А другого масштаба актёры (хорошие, иногда даже очень хорошие) соседством с нею «стирались» с экрана, как ластиком. Их рядом с нею было просто не видно. И, скажите на милость, кому из коллег это понравится?
Она все на экране делала наотмашь.
Драма – так такая уж драма, что слезы вскипают.
Комедия – так уж комедия!
Ну, вот пытаюсь представить себе кого-то в юбке, столь же ослепительно смешного, как ее управдомша из «Бриллиантовой руки», – да куда там! А купчиха Белотелова из «Женитьбы Бальзаминова»? Как перекрестилась богатырским махом, как сказала «Господи, теперь мне веселее стало!» – так зал в полном составе под стулья и попадал!
Народный характер – так уж народнее и не бывает.
На одну лишь минуточку появляются мордюковские «сударушки» в «Войне и мире» или в фильме «Гори, гори, моя звезда», а за этой минуточкой – на километр за кадр, в обе стороны – уж и вся их судьба нарисована, вся разудалая их натура и вся отчаянная жажда любви. Хоть какой, хоть и «беззаконной».
Или у того же Бондарчука в «Они сражались за Родину» – солдатка, гренадер в юбке. И, вроде, всё самое смачное у неё осталось за кадром – и то, как фингал Лопахину поставила, и то, как на полк еды наготовила...
Всей-то роли – пара реплик, да полуулыбка, да сведенные брови, да проход под обстрелом голодных мужских глаз.
А ведь кабы не она – этот острый, яркий, смачный мужской голод и не понять бы...
А уж про ее стерв и оторв и говорить нечего.
Это ж какой актрисе под силу так сыграть и стерву, и изменщицу, и разлучницу, чтобы у женской части зрительного зала не губы в ниточку сложились, а восторженное «ах»? Ведь когда Донька Трубникова в «Председателе» деверю своему, Егору Трубникову, сверхположительному семьянину, говорит: «А ведь ты на меня смотрел! И на грудь мою смотрел, и на ноги!», – только Мордюкова могла произнести это так, чтобы железобетонный Егор – Михаил Ульянов глаза отвел и потупился. Потому что как же нормальному-то мужику на эту вот грудь и на эти ноги не смотреть – будь она хоть сто раз женой брата?
Я в детстве артисток обожала. А ее не любила. Ну не бывает у артисток таких фамилий! То ли дело – Извицкая, Быстрицкая! Те такие красивые, изящные, даже когда мужичек играют, а эта – даже в барских нарядах – мужичка и мужичка!
И я сама не заметила, как вдруг стала ею восхищаться. Только потом дошло: эта артистка не для тинейджеров. Она – для взрослых.

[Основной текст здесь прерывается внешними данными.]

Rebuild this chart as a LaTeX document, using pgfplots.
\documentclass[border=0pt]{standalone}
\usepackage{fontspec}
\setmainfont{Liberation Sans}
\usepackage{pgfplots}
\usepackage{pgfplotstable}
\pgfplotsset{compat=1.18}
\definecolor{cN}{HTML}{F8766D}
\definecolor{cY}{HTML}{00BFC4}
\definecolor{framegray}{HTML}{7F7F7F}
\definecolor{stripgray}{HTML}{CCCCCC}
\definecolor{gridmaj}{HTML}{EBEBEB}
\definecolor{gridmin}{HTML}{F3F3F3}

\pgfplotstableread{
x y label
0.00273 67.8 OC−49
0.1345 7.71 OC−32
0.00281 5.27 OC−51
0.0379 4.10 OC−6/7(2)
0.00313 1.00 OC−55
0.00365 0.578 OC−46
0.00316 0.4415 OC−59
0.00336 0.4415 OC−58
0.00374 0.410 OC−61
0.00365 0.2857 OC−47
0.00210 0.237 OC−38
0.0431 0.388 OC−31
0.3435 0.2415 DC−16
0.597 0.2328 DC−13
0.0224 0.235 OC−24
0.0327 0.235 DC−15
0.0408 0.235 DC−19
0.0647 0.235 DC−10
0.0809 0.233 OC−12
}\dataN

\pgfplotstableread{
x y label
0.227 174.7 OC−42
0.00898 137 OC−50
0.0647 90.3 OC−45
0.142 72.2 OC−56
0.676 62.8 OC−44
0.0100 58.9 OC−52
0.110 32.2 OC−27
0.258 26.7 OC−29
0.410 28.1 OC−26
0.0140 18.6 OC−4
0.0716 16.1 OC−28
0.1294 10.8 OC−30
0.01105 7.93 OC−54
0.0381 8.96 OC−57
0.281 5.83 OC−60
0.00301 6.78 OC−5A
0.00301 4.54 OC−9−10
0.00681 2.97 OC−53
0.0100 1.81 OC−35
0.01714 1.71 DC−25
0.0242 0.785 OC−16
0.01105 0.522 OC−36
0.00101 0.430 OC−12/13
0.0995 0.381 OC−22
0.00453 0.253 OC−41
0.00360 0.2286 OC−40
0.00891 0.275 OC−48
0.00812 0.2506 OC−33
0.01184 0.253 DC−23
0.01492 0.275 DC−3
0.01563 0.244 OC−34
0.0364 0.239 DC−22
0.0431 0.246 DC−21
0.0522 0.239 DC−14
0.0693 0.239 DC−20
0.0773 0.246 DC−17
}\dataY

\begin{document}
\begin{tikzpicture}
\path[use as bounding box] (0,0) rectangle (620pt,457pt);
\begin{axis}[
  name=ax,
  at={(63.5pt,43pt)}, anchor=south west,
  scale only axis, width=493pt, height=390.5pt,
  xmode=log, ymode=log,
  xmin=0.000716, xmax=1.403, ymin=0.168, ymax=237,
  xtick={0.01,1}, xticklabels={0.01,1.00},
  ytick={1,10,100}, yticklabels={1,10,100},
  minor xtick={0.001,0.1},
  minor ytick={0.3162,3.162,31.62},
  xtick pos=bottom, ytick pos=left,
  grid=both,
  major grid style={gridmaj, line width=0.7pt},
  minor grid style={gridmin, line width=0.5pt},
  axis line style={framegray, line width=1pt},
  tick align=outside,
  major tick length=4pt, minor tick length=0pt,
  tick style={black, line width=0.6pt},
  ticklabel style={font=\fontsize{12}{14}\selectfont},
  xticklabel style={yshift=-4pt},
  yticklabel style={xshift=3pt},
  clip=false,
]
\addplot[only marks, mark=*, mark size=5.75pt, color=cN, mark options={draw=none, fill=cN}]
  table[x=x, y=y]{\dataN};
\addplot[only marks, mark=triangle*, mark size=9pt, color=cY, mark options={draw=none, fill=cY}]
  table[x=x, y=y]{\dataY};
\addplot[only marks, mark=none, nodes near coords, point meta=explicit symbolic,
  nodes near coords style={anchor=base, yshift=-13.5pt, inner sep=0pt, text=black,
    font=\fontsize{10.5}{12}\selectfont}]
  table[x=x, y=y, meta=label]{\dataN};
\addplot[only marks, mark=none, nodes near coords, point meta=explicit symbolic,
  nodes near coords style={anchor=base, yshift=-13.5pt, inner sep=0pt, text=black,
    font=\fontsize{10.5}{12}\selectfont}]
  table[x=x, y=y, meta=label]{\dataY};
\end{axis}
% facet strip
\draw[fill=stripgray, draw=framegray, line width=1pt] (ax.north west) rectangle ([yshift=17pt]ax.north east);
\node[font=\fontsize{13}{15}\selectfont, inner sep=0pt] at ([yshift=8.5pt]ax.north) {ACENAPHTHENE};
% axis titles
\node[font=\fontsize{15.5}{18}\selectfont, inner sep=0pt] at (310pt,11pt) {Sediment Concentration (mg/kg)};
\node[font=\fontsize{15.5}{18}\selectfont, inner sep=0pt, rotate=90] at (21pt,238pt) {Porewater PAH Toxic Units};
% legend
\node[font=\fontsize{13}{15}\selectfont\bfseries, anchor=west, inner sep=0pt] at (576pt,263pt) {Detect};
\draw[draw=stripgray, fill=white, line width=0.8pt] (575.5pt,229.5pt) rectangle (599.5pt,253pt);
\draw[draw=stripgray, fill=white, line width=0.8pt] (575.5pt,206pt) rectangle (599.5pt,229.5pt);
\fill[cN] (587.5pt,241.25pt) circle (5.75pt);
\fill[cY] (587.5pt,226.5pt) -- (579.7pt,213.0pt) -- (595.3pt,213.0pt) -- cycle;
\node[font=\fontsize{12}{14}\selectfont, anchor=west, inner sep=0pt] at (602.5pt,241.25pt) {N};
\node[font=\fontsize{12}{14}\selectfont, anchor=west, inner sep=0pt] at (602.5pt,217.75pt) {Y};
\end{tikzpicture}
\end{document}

Вот как полюбила ее, как поняла ее героинь – всех до единой, – так, считай, и повзрослела. Когда почувствовала, какая мощная волна чувственности и эротизма исходит от нее в невиннейшей сцене из «Простой истории», когда разделенные столом в темной комнате мужчина и женщина даже руками не смеют соприкоснуться, а от их сдерживаемого мучительного желания у смотрящего в кинозале – «шерсть дыбом»!

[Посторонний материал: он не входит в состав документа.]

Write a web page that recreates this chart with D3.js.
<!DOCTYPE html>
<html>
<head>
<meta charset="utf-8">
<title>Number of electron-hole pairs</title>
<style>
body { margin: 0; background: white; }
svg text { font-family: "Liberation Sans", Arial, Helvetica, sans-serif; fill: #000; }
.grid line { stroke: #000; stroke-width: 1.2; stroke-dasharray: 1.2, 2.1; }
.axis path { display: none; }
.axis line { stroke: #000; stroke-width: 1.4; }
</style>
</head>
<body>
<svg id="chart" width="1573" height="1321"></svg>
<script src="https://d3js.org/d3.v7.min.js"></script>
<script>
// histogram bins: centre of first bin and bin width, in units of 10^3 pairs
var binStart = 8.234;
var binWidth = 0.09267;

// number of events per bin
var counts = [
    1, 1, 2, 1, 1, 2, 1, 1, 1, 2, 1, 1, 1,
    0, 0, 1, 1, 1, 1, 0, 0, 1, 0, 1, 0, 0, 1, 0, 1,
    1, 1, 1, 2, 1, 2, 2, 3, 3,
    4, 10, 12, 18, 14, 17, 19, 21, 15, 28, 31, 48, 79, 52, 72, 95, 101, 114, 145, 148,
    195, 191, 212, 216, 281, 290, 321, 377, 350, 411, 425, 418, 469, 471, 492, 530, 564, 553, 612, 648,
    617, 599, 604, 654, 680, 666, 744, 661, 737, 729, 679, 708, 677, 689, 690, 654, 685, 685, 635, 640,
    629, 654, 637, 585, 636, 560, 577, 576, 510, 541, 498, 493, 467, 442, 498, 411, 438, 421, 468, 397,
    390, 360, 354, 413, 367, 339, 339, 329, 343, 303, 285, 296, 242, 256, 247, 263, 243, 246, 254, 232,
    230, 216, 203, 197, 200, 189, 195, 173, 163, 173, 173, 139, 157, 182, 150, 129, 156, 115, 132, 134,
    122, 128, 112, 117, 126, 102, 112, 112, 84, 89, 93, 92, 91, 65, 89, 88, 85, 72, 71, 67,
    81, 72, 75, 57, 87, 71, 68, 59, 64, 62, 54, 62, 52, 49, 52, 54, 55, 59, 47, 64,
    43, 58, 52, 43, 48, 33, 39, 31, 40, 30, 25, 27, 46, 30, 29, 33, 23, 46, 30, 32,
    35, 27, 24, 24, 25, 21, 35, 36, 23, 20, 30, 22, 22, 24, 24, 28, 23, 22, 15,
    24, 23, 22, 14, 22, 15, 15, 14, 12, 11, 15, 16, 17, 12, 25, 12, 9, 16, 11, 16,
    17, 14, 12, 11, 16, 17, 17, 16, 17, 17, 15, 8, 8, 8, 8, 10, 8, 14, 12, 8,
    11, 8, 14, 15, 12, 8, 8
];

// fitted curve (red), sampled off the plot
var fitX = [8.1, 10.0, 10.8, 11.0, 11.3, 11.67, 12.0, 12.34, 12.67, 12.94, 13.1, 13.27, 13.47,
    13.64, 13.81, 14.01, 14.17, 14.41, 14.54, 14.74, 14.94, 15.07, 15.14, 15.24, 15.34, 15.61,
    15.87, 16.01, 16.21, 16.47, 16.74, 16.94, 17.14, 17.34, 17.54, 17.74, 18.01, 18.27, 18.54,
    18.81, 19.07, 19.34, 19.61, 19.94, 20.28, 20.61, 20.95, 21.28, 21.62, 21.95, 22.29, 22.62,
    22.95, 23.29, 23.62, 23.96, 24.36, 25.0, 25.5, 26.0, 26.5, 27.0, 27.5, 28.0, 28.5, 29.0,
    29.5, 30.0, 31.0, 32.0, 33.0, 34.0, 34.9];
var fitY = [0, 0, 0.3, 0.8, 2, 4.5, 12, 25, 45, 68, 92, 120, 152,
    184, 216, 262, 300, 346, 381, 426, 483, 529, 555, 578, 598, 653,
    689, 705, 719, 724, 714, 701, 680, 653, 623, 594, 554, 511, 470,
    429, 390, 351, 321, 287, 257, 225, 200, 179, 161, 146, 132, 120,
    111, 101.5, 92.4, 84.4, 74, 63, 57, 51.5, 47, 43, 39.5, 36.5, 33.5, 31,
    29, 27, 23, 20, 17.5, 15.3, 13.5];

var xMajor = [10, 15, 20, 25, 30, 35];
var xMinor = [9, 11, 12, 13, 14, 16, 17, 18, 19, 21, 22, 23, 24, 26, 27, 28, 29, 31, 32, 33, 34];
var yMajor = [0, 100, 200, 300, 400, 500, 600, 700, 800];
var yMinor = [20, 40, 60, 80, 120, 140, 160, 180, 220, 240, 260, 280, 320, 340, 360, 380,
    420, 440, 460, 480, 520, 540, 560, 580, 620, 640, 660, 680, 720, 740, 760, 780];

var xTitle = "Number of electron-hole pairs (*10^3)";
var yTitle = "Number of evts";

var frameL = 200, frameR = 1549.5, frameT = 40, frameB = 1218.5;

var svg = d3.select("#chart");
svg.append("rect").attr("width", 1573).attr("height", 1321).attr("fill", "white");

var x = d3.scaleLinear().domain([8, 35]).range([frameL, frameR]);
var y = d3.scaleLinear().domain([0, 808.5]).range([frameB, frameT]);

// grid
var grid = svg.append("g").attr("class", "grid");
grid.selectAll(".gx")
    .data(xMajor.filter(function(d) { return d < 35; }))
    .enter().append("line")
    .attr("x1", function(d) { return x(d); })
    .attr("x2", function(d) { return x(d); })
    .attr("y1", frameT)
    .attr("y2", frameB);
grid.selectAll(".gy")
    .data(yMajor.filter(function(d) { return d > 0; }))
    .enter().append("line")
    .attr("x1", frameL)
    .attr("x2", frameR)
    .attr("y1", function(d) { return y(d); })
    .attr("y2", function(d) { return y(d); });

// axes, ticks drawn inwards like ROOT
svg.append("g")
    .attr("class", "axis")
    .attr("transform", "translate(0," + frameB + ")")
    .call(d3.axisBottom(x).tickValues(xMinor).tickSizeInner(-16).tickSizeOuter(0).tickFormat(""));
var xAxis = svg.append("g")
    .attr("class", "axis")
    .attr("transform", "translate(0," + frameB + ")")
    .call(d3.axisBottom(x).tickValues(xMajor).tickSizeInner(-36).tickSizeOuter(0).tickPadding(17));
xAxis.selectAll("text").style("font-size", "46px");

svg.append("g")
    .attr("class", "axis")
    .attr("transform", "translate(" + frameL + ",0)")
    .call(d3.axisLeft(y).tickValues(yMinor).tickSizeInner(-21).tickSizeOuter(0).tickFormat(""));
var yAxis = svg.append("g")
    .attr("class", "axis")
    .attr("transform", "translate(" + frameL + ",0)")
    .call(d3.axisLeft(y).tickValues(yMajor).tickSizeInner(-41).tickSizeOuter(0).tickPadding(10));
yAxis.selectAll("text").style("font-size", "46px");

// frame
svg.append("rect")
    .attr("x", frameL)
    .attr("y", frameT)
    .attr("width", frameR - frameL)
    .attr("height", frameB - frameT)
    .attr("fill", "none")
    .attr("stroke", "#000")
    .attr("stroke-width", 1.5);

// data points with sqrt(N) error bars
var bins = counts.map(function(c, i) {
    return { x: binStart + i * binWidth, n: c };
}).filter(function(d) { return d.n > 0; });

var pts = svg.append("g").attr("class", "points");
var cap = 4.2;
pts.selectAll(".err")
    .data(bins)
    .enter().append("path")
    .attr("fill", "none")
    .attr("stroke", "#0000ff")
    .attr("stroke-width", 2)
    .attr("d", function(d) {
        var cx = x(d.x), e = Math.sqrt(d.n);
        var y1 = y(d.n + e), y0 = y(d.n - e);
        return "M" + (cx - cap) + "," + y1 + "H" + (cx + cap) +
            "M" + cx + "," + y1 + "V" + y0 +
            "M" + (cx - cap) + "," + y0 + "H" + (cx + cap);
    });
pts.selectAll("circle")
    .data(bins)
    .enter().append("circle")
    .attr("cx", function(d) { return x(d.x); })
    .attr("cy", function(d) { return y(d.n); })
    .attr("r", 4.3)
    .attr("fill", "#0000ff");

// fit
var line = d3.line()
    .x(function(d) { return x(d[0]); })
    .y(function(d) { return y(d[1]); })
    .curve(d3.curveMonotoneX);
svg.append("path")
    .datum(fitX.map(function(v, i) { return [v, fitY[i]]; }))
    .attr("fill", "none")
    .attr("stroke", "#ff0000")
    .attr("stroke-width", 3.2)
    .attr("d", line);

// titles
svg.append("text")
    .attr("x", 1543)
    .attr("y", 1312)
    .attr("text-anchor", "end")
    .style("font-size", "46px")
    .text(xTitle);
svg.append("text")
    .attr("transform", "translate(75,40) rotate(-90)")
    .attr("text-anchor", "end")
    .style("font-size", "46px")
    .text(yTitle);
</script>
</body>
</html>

Когда ее комиссар товарищ Вавилова криво-косо-неправильно берет младенца руками-граблями, больше привычными к пулемету, что-то такое вдруг на лице ее появляется, про что даже и слов не придумано, что делает эту Вавилову шедевром человеческого преображения...
Когда она в «Родне» смеется, плачет, орет, опять смеется – и все одновременно, и ты не успеваешь вслед за ней одновременно и расхохотаться, и захлебнуться слезами – это вот как называется? Тахикардия...
Я была живой свидетельницей чуда ее преображения. Какое-то недолгое время я с Нонной Мордюковой была довольно дружна. Это было время ее человеческой бесприютности. И вот однажды она, сидя в большой компании за столом, как-то даже не была центром внимания (что ей было решительно не свойственно, но вот, такой был момент в ее жизни). Сидела, как-то сжавшись, криво улыбаясь чужим шуткам. И вдруг молодой мужчина ни с того ни с сего довольно бестактно произнес: «Нонна Викторовна! Я вас обожаю с детства! Я всю жизнь о вас мечтал! Вы самая красивая на свете! Я за вас жизнь готов отдать!».
И что тут с нею стало! Она распрямилась. Скулы взлетели вверх. Шея стала длиннее сантиметров на пять. Глаза полыхнули (клянусь, полыхнули!) фиолетовым огнем.